Kita memang harus belajar untuk berani keluar dari segala skenario insani. Untuk masuk dalam skenario Tuhan. Tidakkah seruan “Kasih dan damai sejahtera Tuhan senantiasa menyertai?” Kita terlalu keliru bahwa kita sungguh sepi sendiri. Dan karena itulah kita bertarung atasi segalanya dengan segala kekuatan kesendirian manusiawi kita.
“Tuhan beserta kita” adalah Tuhan yang atasi segala kerentanan dan kerapuhan kita. Yang membesarkan jiwa dan hati kita yang sering kerdil dan tak berdaya. Demi hadapi dan melampaui segala kisah pahit yang tak terbayangkan dan tak sanggup kita hadapi sendirian.

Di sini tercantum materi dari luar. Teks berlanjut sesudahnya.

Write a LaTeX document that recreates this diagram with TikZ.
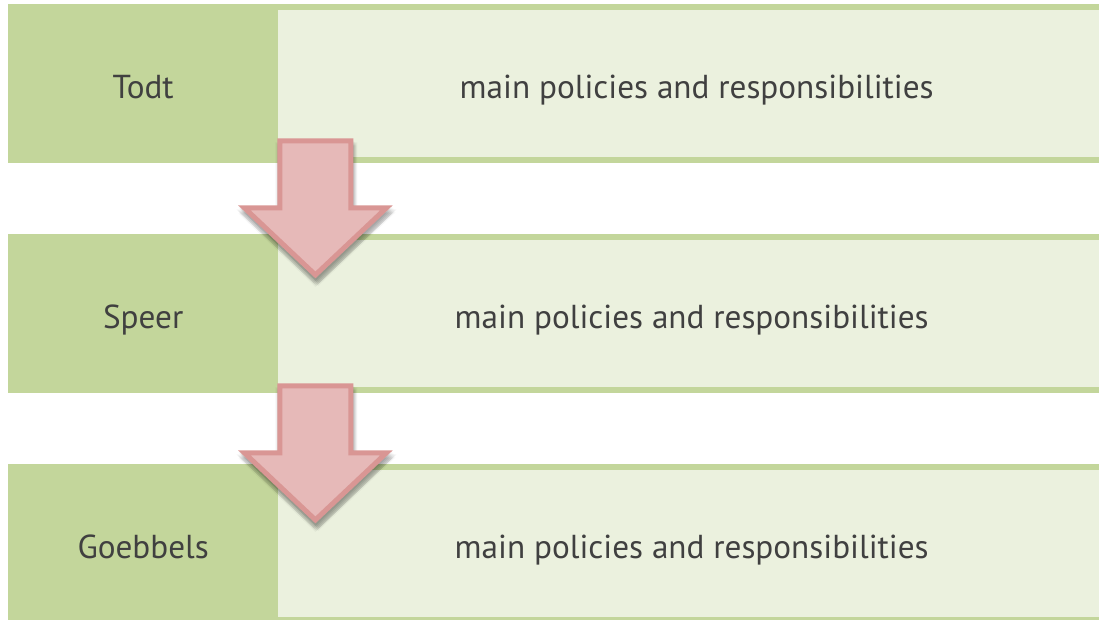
\documentclass[tikz,border=0pt]{standalone}
\usepackage{fontspec}
\setmainfont{PT Sans}
\definecolor{rowdark}{HTML}{C3D69B}
\definecolor{rowlight}{HTML}{EBF1DE}
\definecolor{arrowfill}{HTML}{E6B9B8}
\definecolor{arrowline}{HTML}{D99694}
\definecolor{labeltext}{HTML}{404040}
\tikzset{
  namebox/.style={fill=rowdark, draw=none, inner sep=0pt, anchor=north west,
    minimum width=270pt, minimum height=159pt},
  infobox/.style={fill=rowlight, draw=none, inner sep=0pt, anchor=north west,
    minimum width=821pt, minimum height=159pt},
  rowrule/.style={rowdark, line width=6pt},
  rowlabel/.style={anchor=base, inner sep=0pt, text=labeltext, font=\fontsize{33.2}{40}\selectfont},
  arrowbody/.style={fill=arrowfill, draw=arrowline, line width=5pt, line join=miter},
  arrowshadow/.style={fill=black, draw=none, fill opacity=0.035},
  pics/downarrow/.style={code={
    % soft shadow built from offset copies of the outline
    \foreach \dx/\dy in {0/2,1/3,2/4,3/5,2/6,0/6,-1/5,4/4,1/7,3/7,-2/4,0/8}{
      \path[arrowshadow] (-38+\dx,-2.5+\dy) -- (38+\dx,-2.5+\dy) -- (38+\dx,64.5+\dy)
        -- (77+\dx,64.5+\dy) -- (0+\dx,138+\dy) -- (-77+\dx,64.5+\dy) -- (-38+\dx,64.5+\dy) -- cycle;
    }
    \path[arrowbody] (-35.5,0) -- (35.5,0) -- (35.5,67) -- (71,67) -- (0,134)
      -- (-71,67) -- (-35.5,67) -- cycle;
  }}
}
\begin{document}
\begin{tikzpicture}[x=1pt,y=-1pt]
\useasboundingbox (0,0) rectangle (1099,620);
\clip (0,0) rectangle (1099,620);

% three rows: name column on the left, description band on the right
\foreach \name/\who/\top/\dx in {todt/Todt/4/8, speer/Speer/234/3, goebbels/Goebbels/464/3}{
  \node[namebox] (\name-name) at (8,\top) {};
  \node[infobox] (\name-info) at (278,\top) {};
  \draw[rowrule] ([yshift=-3pt]\name-info.north west) -- ([yshift=-3pt]\name-info.north east);
  \draw[rowrule] ([yshift=3pt]\name-info.south west) -- ([yshift=3pt]\name-info.south east);
  \node[rowlabel] (\name-label) at ([yshift=-14.5pt]\name-name.center) {\who};
  \node[rowlabel] (\name-text) at ([xshift=\dx pt, yshift=-14.5pt]\name-info.center)
    {main policies and responsibilities};
}

% arrows leading from one row down to the next
\coordinate (arrow1) at ([xshift=37pt, yshift=22.5pt]todt-name.south east);
\coordinate (arrow2) at ([xshift=37pt, yshift=7.5pt]speer-name.south east);
\pic at (arrow1) {downarrow};
\pic at (arrow2) {downarrow};
\end{tikzpicture}
\end{document}
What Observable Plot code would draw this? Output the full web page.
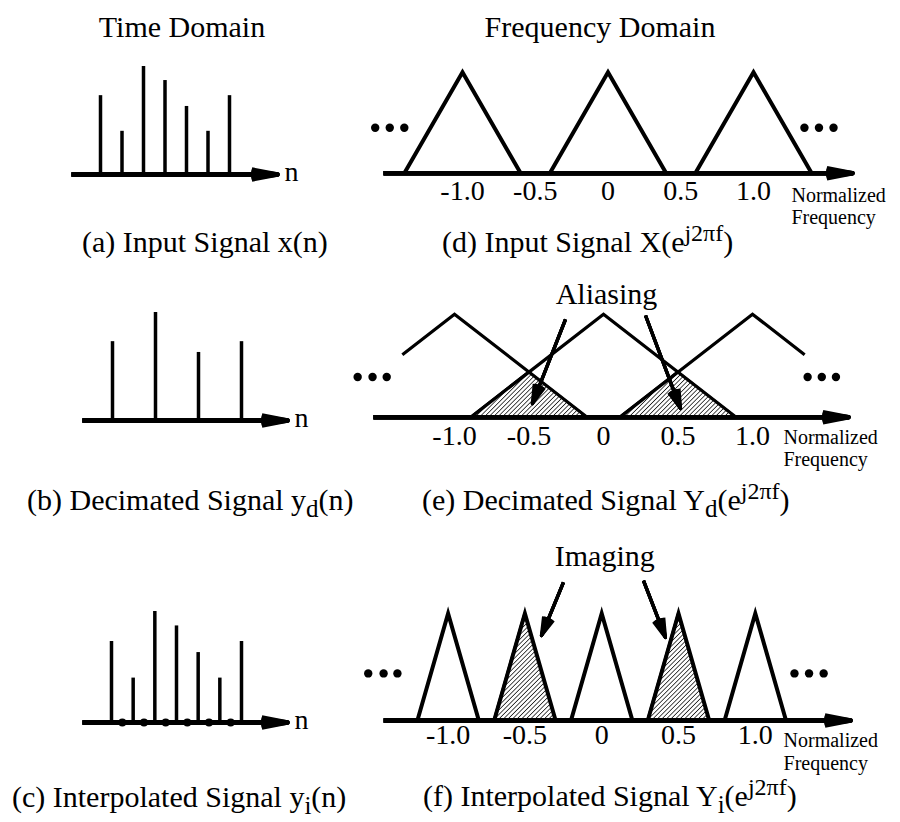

Yesus, Tuhan yang diimani itu, “bukanlah Allah balas dendam serta penuh kekerasan.” Tidakkah sejak di taman Zaitun, di taman doa dan perdamaian itu, sudah dimaklumkan: Pedang harus disarungkan?” (Yoh 18:11). Sebab pedang dan kekerasan adalah jembatan anti perdamaian dan pengampunan.
Di hari-hari ini, batu-batu penghakiman sudah ada di tangan kita! Perjuangan akan keadilan seturut rasa manusiawi kita akan segera terpuaskan. Namun, dalam Tuhan, itukah yang disoraki?
Tetapi, haruskah kisah balas dendam yang mesti diwariskan? Mestikah narasi ‘mata ganti mata dan gigi ganti nantinya terestafet dari generasi ke genarasi? Maka, mari putuskan mata rantai skenario manusiawi menuju skenario Tuhan maha pengasih dan penyayang. Panjang sabar dan tetap penuh kasih setia.
Dan Allah seperti itulah yang kita imani dalam Yesus, Tuhan dan Guru agung semua kita.
Dan yakinlah! Kita tak sedang berhalusinasi, atau pun sekian spiritualistik yang sia-sia. Sebab itulah kebenaran Kasih di dalam Tuhan sendiri. Yang membebaskan kita, yang mengampuni serta sungguh menyelamatkan kita.